Paolo Colonnello per la Stampa
Ampiamente annunciata, la richiesta di rinvio a giudizio per corruzione internazionale depositata ieri dalla Procura della Repubblica nei confronti dell' attuale Ad di Eni, Claudio Descalzi, dell' ex presidente Paolo Scaroni e di vari manager e mediatori, oltreché di due società (la stessa Eni e la Shell), colpisce come una tegola il vertice del gigante petrolifero a poco più di due mesi dal rinnovo delle cariche da parte del Governo.
Non a caso il Cda dell' azienda esprime solidarietà a Descalzi e «massima fiducia» sulla estraneità di Eni alle accuse nonché verso la magistratura che ne ha chiesto il processo. La richiesta della Procura, segnatamente del pm Fabio De Pasquale, deve infatti ancora passare al vaglio del gip e, successivamente, affrontare un tribunale.

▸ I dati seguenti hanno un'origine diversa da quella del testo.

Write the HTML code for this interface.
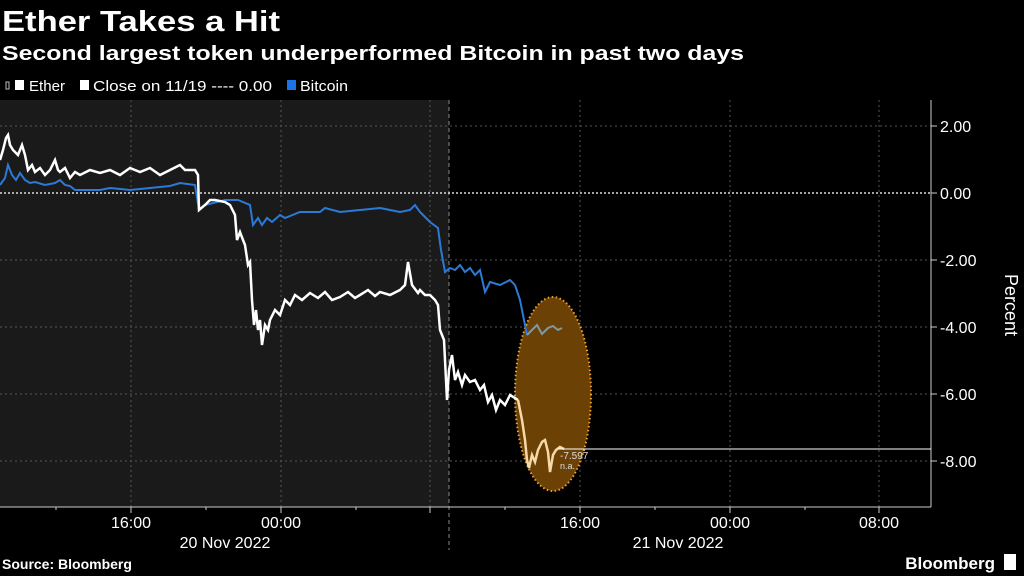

Dunque, Eni ha fiducia che le accuse si possano dimostrare inconsistenti. La difesa del colosso petrolifero, si dice convinta, «sulla base di approfondite analisi legali ad oggi effettuate», dell' estraneità delle asserite condotte corruttive contestate. Che riguardano, stando alle carte dei pm, una delle più colossali tangenti mai pagate nella storia degli affari petroliferi: 1 miliardo e 300 milioni di dollari.
Una montagna di quattrini che sarebbero stati versati a esponenti dell' ex governo nigeriano in buona parte da Eni (1,092 miliardi) e da Shell (200 milioni), ugualmente indagata, per ottenere i diritti di sfruttamento petrolifero del giacimento Opl245 senza gare internazionali. La vicenda risale al 2010, e in quell' epoca Descalzi ricopriva il ruolo di direttore generale della Divisione Exploration & Production di Eni: per il pm, partecipò in prima persona alle trattative con Emeka Obi, emissario del governo e in particolare dell' allora ministro nigeriano Dan Etete, con cui Descalzi si sarebbe incontrato a Milano nella notte tra il 30 novembre e il primo dicembre 2010, «per la definizione delle questioni riguardanti le commissioni».
Etete, destinatario di una mazzetta calcolata in 250 milioni di dollari, titolare della società Malabu Oil, viene definito nelle carte dei pm, come il «titolare con mezzi fraudolenti fin dal 1998 della licenza di esplorazione» del sito petrolifero: buona parte dei suoi soldi, per altro, sarebbero finiti in beni di lusso, auto blindate e in non pochi armamenti. Altri 520 milioni avrebbero reso ricco l' ex presidente Jonathan Goodluck e diversi membri del governo, tra cui l' Attorney general Cristopher Bajo Oyo per il suo ruolo di «advisor».
All' Ad di Eni, viene anche contestato di aver seguito le indicazioni di uno dei «mediatori» dell' affare, l' onnipresente Luigi Bisignani, che avrebbe fornito «consigli» «sui comportamenti da tenere nella trattativa». Bisignani, d' altro canto, non ha mai negato il suo ruolo di mediatore, lamentando di non essere mai stato pagato.
La campana della difesa di Descalzi, suona una musica diametralmente opposta, rivendicando anzi che l' allora Direttore generale della divisione E&P di Eni fece slittare addirittura di un anno la stipula dell' accordo proprio perché aveva notato poca trasparenza nella compagine della società di Dan Etete, insistendo piuttosto che intervenisse un accordo diretto col governo nigeriano.
Quanto al ruolo di Bisignani, sarebbe stato quello di persona interessata ad avere informazioni sull' esito della trattativa, con scarso successo. Infine, nota la difesa rappresentata dall' avvocato ed ex Guardasigilli, Paola Severino, Descalzi non risulta in nessuna carta avere mai avuto alcun ruolo o coinvolgimento nelle dazioni di denaro.